College sophomore from South Carolina honored at White House Correspondents' dinner
A college sophomore and Ridge View High School alum from Columbia, South Carolina was among 18 budding journalists who were presented with scholarship awards by First Lady Michelle Obama at Saturday’s White House Correspondents Association dinner in Washington, D.C.
Jazmin Goodwin, a sophomore at Howard University in Washington, D.C., received the one-time award of $7,000 to continue her studies toward a bachelor’s in broadcast journalism. She is currently in the university’s School of Communications Annenberg Honors Program and a member of Phi Beta Kappa honor society.
“It was an amazing experience, a spectacle, I mean I’m still soaking it in,” she said Saturday night after being called on stage and receiving a hug from the First Lady. Goodwin said it was overwhelming to be in a room with so many well-known journalists and media personalities.

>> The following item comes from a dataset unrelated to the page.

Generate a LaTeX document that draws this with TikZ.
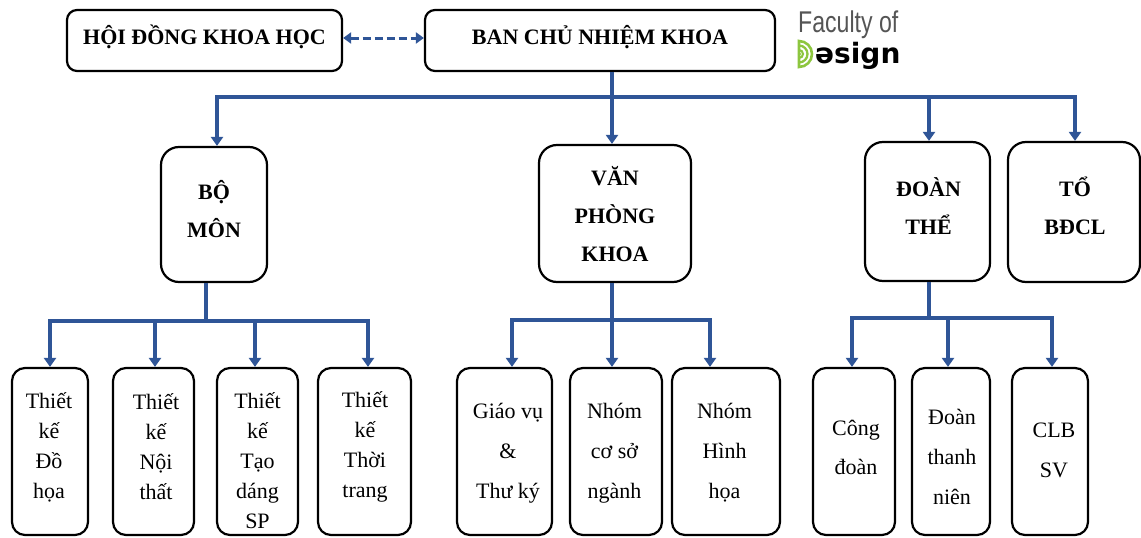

“I just feel very honored and very convicted in what I want to do as far as journalism, with getting this award and being all these people and breathing the same air as them.”
Goodwin is the campus editor of Hilltop, a Howard University newspaper, and acontributing writer to the USA Today College site.
“I’m really strongly passionate about issues of human struggle and resilience,” she said. “My journey, I feel like, is a success story, so whenever I’m able to connect with people who have come from struggle and have made it to a place where they’re inspiring other people, it really just gives me that extra push to keep going, and keep breaking those barriers as a journalist.”
Her essay for the application focused on an experience she had speaking with an Egyptian activist on a bus ride to Washington.
Goodwin was born in Landstruhl, Germany, and raised in Columbia, where she graduated in 2014 from Richland 2’s Ridge View High School. She is one of three Howard students to win prestigious annual scholarship of the White House Correspondents Association.
After Goodwin graduates in 2018, she hopes to become an investigative broadcast journalist, covering justice issues across the world – and she could see herself being a White House correspondent, too.
“My ideal situation would be being in this room in the future in a different capacity,” she said.
“I think there is a huge lack of representation in many areas from women to people of color and I hope to see that change and transition so we have that space in the room, and we have that voice and platform, so people can understand that it’s not that we’re not willing to speak, we just want to be heard.”
President Barack Obama gave his eighth and final speech at the annual dinner, which brings together politicians, journalists, Hollywood and newsmakers.